Without the pictures, repeat the listing character for character.

%%

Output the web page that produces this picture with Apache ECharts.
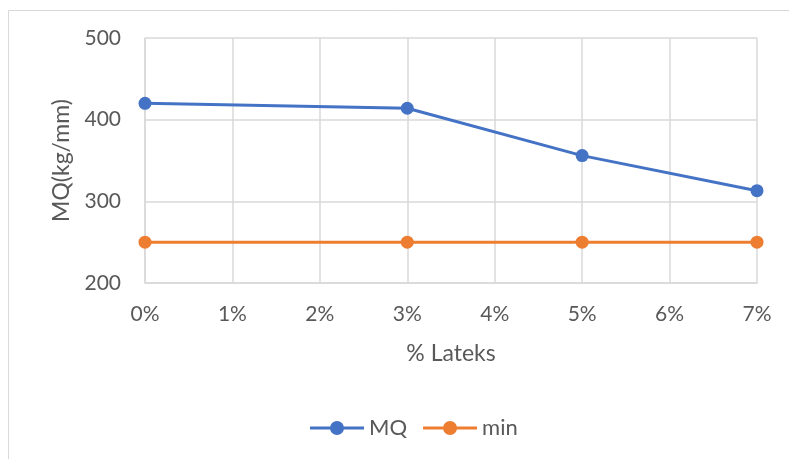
<!DOCTYPE html>
<html>
<head>
<meta charset="utf-8">
<script src="https://cdn.jsdelivr.net/npm/echarts@6/dist/echarts.min.js"></script>
<style>
  html, body { margin: 0; padding: 0; background: #ffffff; }
  #chart { width: 789px; height: 459px; }
</style>
</head>
<body>
<div id="chart"></div>
<script>
// Latex content (%) and measured MQ values
const lateksPercent = [0, 3, 5, 7];
const mqValues = [420, 414, 356, 313];
const minValues = [250, 250, 250, 250];
const seriesNames = ['MQ', 'min'];

const textColor = '#595959';
const fontFamily = 'Lato, "Open Sans", "Noto Sans", sans-serif';

// Legend marker: thick line segment with a dot in the middle
const lineDotIcon = 'path://M0,5.5 H54 V8.5 H0 Z M20,7 A7,7 0 1,1 34,7 A7,7 0 1,1 20,7 Z';

const chart = echarts.init(document.getElementById('chart'), null, { renderer: 'canvas' });

function pairs(xs, ys) {
  return xs.map((x, i) => [x, ys[i]]);
}

chart.setOption({
  animation: false,
  backgroundColor: '#ffffff',
  graphic: [{
    type: 'rect',
    shape: { x: 8.5, y: 10.5, width: 800, height: 460 },
    style: { fill: 'none', stroke: '#d9d9d9', lineWidth: 1 },
    silent: true
  }],
  grid: { left: 145, right: 32, top: 38, bottom: 176 },
  legend: {
    data: seriesNames.map(n => ({ name: n, icon: lineDotIcon })),
    left: 305,
    top: 412,
    itemWidth: 54,
    itemHeight: 14,
    itemGap: 16,
    textStyle: { color: textColor, fontSize: 22, fontFamily: fontFamily }
  },
  xAxis: {
    type: 'value',
    min: 0,
    max: 7,
    interval: 1,
    name: '% Lateks',
    nameLocation: 'middle',
    nameGap: 59,
    nameTextStyle: { color: textColor, fontSize: 23, fontFamily: fontFamily },
    axisLine: { show: true, lineStyle: { color: '#d9d9d9', width: 1.5 } },
    axisTick: { show: false },
    axisLabel: { color: textColor, fontSize: 21, fontFamily: fontFamily, margin: 21, formatter: '{value}%' },
    splitLine: { show: true, lineStyle: { color: '#d9d9d9', width: 1.5 } }
  },
  yAxis: {
    type: 'value',
    min: 200,
    max: 500,
    interval: 100,
    name: 'MQ(kg/mm)',
    nameLocation: 'middle',
    nameGap: 70,
    nameRotate: 90,
    nameTextStyle: { color: textColor, fontSize: 23, fontFamily: fontFamily },
    axisLine: { show: true, lineStyle: { color: '#d9d9d9', width: 1.5 } },
    axisTick: { show: false },
    axisLabel: { color: textColor, fontSize: 21, fontFamily: fontFamily, margin: 24 },
    splitLine: { show: true, lineStyle: { color: '#d9d9d9', width: 1.5 } }
  },
  series: [
    {
      name: seriesNames[0],
      type: 'line',
      data: pairs(lateksPercent, mqValues),
      symbol: 'circle',
      symbolSize: 13,
      itemStyle: { color: '#4472C4' },
      lineStyle: { color: '#4472C4', width: 3 }
    },
    {
      name: seriesNames[1],
      type: 'line',
      data: pairs(lateksPercent, minValues),
      symbol: 'circle',
      symbolSize: 13,
      itemStyle: { color: '#ED7D31' },
      lineStyle: { color: '#ED7D31', width: 3 }
    }
  ]
});
</script>
</body>
</html>
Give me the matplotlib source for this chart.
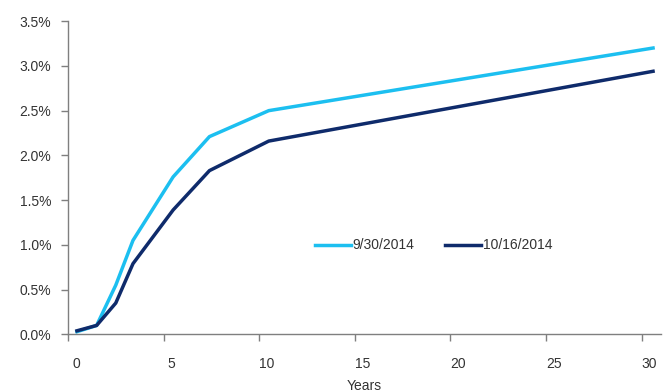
import matplotlib.pyplot as plt
import matplotlib.transforms as mtransforms
from matplotlib.ticker import FuncFormatter

plt.rcParams['font.family'] = ['Liberation Sans', 'DejaVu Sans']

# yield curve points (years, %)
years = [0.47, 1.5, 2.5, 3.4, 5.5, 7.4, 10.5, 30.6]
yield_0930 = [0.03, 0.10, 0.55, 1.05, 1.76, 2.21, 2.50, 3.20]
yield_1016 = [0.04, 0.10, 0.35, 0.79, 1.39, 1.83, 2.16, 2.94]
labels = ["9/30/2014", "10/16/2014"]
colors = ["#1cbff0", "#0f2b6b"]

fig = plt.figure(figsize=(6.69, 3.92), dpi=100)
ax = fig.add_axes([0.1016, 0.147, 0.886, 0.799])

ax.plot(years, yield_0930, color=colors[0], linewidth=2.5, label=labels[0])
ax.plot(years, yield_1016, color=colors[1], linewidth=2.5, label=labels[1])

ax.set_xlim(0, 31)
ax.set_ylim(0, 3.5)
ax.set_xticks(range(0, 31, 5))
ax.set_yticks([0, 0.5, 1.0, 1.5, 2.0, 2.5, 3.0, 3.5])
ax.yaxis.set_major_formatter(FuncFormatter(lambda v, p: f"{v:.1f}%"))

for side in ['top', 'right']:
    ax.spines[side].set_visible(False)
for side in ['left', 'bottom']:
    ax.spines[side].set_color('#7f7f7f')
    ax.spines[side].set_linewidth(1.0)

ax.tick_params(axis='both', colors='#7f7f7f', labelcolor='#333333',
               labelsize=10, length=5, width=1)
ax.tick_params(axis='x', pad=11)
ax.tick_params(axis='y', pad=7)

# x tick labels sit a little right of their ticks in the original
offset = mtransforms.ScaledTranslation(8 / 100, 0, fig.dpi_scale_trans)
for lbl in ax.get_xticklabels():
    lbl.set_transform(lbl.get_transform() + offset)

ax.set_xlabel("Years", fontsize=10, color='#333333', labelpad=6)

ax.legend(loc='center', bbox_to_anchor=(0.617, 0.284), ncol=2, frameon=False,
          fontsize=10, handlelength=2.6, handletextpad=0.15, columnspacing=2.2,
          labelcolor='#333333')

plt.savefig('out.png', dpi=100)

%%

> **OUTPUT FOR THIS TASK**:
Output the web page that produces this picture with Apache ECharts.
<!DOCTYPE html>
<html>
<head>
<meta charset="utf-8">
<script src="https://cdn.jsdelivr.net/npm/echarts@6/dist/echarts.min.js"></script>
<style>
  html, body { margin: 0; padding: 0; background: #ffffff; }
  #chart { width: 789px; height: 459px; }
</style>
</head>
<body>
<div id="chart"></div>
<script>
// Latex content (%) and measured MQ values
const lateksPercent = [0, 3, 5, 7];
const mqValues = [420, 414, 356, 313];
const minValues = [250, 250, 250, 250];
const seriesNames = ['MQ', 'min'];

const textColor = '#595959';
const fontFamily = 'Lato, "Open Sans", "Noto Sans", sans-serif';

// Legend marker: thick line segment with a dot in the middle
const lineDotIcon = 'path://M0,5.5 H54 V8.5 H0 Z M20,7 A7,7 0 1,1 34,7 A7,7 0 1,1 20,7 Z';

const chart = echarts.init(document.getElementById('chart'), null, { renderer: 'canvas' });

function pairs(xs, ys) {
  return xs.map((x, i) => [x, ys[i]]);
}

chart.setOption({
  animation: false,
  backgroundColor: '#ffffff',
  graphic: [{
    type: 'rect',
    shape: { x: 8.5, y: 10.5, width: 800, height: 460 },
    style: { fill: 'none', stroke: '#d9d9d9', lineWidth: 1 },
    silent: true
  }],
  grid: { left: 145, right: 32, top: 38, bottom: 176 },
  legend: {
    data: seriesNames.map(n => ({ name: n, icon: lineDotIcon })),
    left: 305,
    top: 412,
    itemWidth: 54,
    itemHeight: 14,
    itemGap: 16,
    textStyle: { color: textColor, fontSize: 22, fontFamily: fontFamily }
  },
  xAxis: {
    type: 'value',
    min: 0,
    max: 7,
    interval: 1,
    name: '% Lateks',
    nameLocation: 'middle',
    nameGap: 59,
    nameTextStyle: { color: textColor, fontSize: 23, fontFamily: fontFamily },
    axisLine: { show: true, lineStyle: { color: '#d9d9d9', width: 1.5 } },
    axisTick: { show: false },
    axisLabel: { color: textColor, fontSize: 21, fontFamily: fontFamily, margin: 21, formatter: '{value}%' },
    splitLine: { show: true, lineStyle: { color: '#d9d9d9', width: 1.5 } }
  },
  yAxis: {
    type: 'value',
    min: 200,
    max: 500,
    interval: 100,
    name: 'MQ(kg/mm)',
    nameLocation: 'middle',
    nameGap: 70,
    nameRotate: 90,
    nameTextStyle: { color: textColor, fontSize: 23, fontFamily: fontFamily },
    axisLine: { show: true, lineStyle: { color: '#d9d9d9', width: 1.5 } },
    axisTick: { show: false },
    axisLabel: { color: textColor, fontSize: 21, fontFamily: fontFamily, margin: 24 },
    splitLine: { show: true, lineStyle: { color: '#d9d9d9', width: 1.5 } }
  },
  series: [
    {
      name: seriesNames[0],
      type: 'line',
      data: pairs(lateksPercent, mqValues),
      symbol: 'circle',
      symbolSize: 13,
      itemStyle: { color: '#4472C4' },
      lineStyle: { color: '#4472C4', width: 3 }
    },
    {
      name: seriesNames[1],
      type: 'line',
      data: pairs(lateksPercent, minValues),
      symbol: 'circle',
      symbolSize: 13,
      itemStyle: { color: '#ED7D31' },
      lineStyle: { color: '#ED7D31', width: 3 }
    }
  ]
});
</script>
</body>
</html>
Give me the matplotlib source for this chart.
import matplotlib.pyplot as plt
import matplotlib.transforms as mtransforms
from matplotlib.ticker import FuncFormatter

plt.rcParams['font.family'] = ['Liberation Sans', 'DejaVu Sans']

# yield curve points (years, %)
years = [0.47, 1.5, 2.5, 3.4, 5.5, 7.4, 10.5, 30.6]
yield_0930 = [0.03, 0.10, 0.55, 1.05, 1.76, 2.21, 2.50, 3.20]
yield_1016 = [0.04, 0.10, 0.35, 0.79, 1.39, 1.83, 2.16, 2.94]
labels = ["9/30/2014", "10/16/2014"]
colors = ["#1cbff0", "#0f2b6b"]

fig = plt.figure(figsize=(6.69, 3.92), dpi=100)
ax = fig.add_axes([0.1016, 0.147, 0.886, 0.799])

ax.plot(years, yield_0930, color=colors[0], linewidth=2.5, label=labels[0])
ax.plot(years, yield_1016, color=colors[1], linewidth=2.5, label=labels[1])

ax.set_xlim(0, 31)
ax.set_ylim(0, 3.5)
ax.set_xticks(range(0, 31, 5))
ax.set_yticks([0, 0.5, 1.0, 1.5, 2.0, 2.5, 3.0, 3.5])
ax.yaxis.set_major_formatter(FuncFormatter(lambda v, p: f"{v:.1f}%"))

for side in ['top', 'right']:
    ax.spines[side].set_visible(False)
for side in ['left', 'bottom']:
    ax.spines[side].set_color('#7f7f7f')
    ax.spines[side].set_linewidth(1.0)

ax.tick_params(axis='both', colors='#7f7f7f', labelcolor='#333333',
               labelsize=10, length=5, width=1)
ax.tick_params(axis='x', pad=11)
ax.tick_params(axis='y', pad=7)

# x tick labels sit a little right of their ticks in the original
offset = mtransforms.ScaledTranslation(8 / 100, 0, fig.dpi_scale_trans)
for lbl in ax.get_xticklabels():
    lbl.set_transform(lbl.get_transform() + offset)

ax.set_xlabel("Years", fontsize=10, color='#333333', labelpad=6)

ax.legend(loc='center', bbox_to_anchor=(0.617, 0.284), ncol=2, frameon=False,
          fontsize=10, handlelength=2.6, handletextpad=0.15, columnspacing=2.2,
          labelcolor='#333333')

plt.savefig('out.png', dpi=100)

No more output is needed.